Especially fertilisers, which saw the GST Council bring down tax on fertilisers to 5% from the earlier decided 12%, which in turn would help bring down farmers input costs. Rating agency, ICRA has put out a report stating that the move would reduce the cost of a 50 kg bag of urea by Rs.3 and lead to a similar drop in prices of other fertilisers.

 

Sectors which could slack:

Obviously, the biggest loser would be the crops which have had bumper harvests as increased supply, under normal circumstances, would mean lower prices. Tea prices are low and post GST, tea growers are worrying that prices could now go down further. This spells good news for companies like Tata Global, which apart from having its own plantations, also sources from third parties thus bringing down its procurement prices and improving margins. Sugar is one crop which is going to reap a bountiful harvest.

PSU banking is another sector which could see some uncertainty. Loan waiver and NPA worries continue to dog the sector.

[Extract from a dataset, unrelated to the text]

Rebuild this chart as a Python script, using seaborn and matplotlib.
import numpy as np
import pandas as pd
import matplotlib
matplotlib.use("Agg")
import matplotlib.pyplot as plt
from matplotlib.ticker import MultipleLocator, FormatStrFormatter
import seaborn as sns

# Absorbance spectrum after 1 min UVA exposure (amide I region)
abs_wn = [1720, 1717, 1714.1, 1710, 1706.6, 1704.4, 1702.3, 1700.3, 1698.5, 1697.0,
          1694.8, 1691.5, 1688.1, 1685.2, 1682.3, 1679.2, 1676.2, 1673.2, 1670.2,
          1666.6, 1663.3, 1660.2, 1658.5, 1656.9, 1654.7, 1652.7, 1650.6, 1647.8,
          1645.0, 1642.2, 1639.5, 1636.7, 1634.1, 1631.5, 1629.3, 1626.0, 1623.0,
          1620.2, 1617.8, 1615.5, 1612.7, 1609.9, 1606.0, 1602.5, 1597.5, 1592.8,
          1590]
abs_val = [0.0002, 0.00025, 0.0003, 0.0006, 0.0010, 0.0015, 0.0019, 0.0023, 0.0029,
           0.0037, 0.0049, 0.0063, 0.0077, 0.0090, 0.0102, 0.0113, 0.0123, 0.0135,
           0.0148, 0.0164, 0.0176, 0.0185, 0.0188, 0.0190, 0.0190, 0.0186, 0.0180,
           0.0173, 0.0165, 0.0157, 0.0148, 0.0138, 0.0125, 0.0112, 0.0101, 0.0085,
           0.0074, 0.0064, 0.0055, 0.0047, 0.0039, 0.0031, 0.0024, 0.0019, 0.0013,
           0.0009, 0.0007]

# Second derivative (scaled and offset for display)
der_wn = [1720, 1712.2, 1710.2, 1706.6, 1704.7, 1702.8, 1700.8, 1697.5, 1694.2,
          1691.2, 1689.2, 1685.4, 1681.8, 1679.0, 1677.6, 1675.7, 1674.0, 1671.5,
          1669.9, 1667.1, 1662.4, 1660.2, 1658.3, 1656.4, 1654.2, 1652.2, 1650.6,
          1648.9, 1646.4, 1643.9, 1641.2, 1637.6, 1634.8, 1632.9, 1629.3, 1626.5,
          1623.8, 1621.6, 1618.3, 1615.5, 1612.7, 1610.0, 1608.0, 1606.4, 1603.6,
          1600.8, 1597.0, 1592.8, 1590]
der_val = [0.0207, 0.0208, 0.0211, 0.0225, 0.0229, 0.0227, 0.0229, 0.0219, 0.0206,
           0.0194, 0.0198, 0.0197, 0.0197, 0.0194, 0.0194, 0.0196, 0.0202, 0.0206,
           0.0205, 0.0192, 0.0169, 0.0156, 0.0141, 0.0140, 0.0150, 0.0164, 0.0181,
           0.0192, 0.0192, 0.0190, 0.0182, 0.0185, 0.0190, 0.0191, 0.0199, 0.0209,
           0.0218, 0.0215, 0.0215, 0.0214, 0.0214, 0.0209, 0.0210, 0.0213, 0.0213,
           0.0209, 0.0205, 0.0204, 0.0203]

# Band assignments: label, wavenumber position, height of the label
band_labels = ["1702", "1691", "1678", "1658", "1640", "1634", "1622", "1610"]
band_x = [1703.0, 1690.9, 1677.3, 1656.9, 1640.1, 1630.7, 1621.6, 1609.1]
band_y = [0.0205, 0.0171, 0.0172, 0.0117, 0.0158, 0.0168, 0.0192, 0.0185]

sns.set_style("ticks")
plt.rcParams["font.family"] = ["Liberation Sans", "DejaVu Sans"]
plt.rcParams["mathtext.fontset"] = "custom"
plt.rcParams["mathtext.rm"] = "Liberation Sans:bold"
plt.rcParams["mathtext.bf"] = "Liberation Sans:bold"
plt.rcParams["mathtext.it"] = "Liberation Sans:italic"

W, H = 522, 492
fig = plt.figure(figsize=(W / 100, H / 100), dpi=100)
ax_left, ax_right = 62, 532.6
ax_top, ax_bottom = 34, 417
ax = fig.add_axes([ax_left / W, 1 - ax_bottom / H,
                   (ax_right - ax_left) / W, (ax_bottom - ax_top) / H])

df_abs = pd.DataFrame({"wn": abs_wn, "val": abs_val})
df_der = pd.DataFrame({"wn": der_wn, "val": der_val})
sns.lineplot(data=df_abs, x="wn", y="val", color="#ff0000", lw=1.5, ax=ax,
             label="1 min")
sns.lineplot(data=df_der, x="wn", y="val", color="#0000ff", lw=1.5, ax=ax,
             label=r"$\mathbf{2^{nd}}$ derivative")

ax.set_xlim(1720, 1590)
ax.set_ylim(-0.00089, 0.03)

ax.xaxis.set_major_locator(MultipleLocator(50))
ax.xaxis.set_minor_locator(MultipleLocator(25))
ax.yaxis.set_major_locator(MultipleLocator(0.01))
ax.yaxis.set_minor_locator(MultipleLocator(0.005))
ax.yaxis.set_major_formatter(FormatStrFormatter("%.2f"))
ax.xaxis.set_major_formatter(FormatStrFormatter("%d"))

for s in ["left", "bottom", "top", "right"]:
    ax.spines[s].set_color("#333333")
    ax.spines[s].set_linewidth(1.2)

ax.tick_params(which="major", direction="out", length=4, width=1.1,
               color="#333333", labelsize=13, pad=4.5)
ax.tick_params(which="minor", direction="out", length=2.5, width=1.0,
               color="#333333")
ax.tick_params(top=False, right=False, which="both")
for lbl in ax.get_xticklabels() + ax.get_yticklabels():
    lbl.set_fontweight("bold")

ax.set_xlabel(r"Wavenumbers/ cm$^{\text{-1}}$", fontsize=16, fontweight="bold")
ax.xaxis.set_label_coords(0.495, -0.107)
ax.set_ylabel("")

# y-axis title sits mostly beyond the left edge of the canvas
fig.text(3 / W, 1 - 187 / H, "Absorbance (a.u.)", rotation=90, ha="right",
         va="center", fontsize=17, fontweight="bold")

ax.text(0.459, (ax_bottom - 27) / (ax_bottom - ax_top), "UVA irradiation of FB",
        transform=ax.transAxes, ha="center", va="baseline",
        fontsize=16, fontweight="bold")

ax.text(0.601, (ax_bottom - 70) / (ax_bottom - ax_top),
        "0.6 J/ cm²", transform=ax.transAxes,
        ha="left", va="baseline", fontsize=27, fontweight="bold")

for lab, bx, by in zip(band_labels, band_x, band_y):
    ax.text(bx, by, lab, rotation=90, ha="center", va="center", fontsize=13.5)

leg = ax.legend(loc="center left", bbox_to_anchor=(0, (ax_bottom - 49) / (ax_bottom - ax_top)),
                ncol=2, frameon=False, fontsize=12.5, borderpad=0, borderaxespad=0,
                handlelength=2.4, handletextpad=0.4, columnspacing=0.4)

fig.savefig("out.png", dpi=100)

Rainy season typically see’s construction, civil work and other housing sector, all slowing down, which in turn means lower demand for cement. Seasonally, this is the time when cement prices are lower.

Q2 is also the time when paint companies do not have much of a good run as people do not renovate or move into new homes during monsoon.

Then there are sectors which would continue, irrespective of the drought.

One such sector is IT and also power. If the Govt continues with its thrust on infra development, then we can expect capital goods, and infra companies to also to hold on. Power stocks which have higher portfolio of hydro power will seasonally have their best time.

We, living in this generation of smart phones and mobile apps, where everything is at the tip of our fingers, cannot do anything about poor rainfall. Surely that means that the notion, that we are in control, is so unreal, so flimsy. The power of Nature, no technology, no mankind innovation can ever surpass.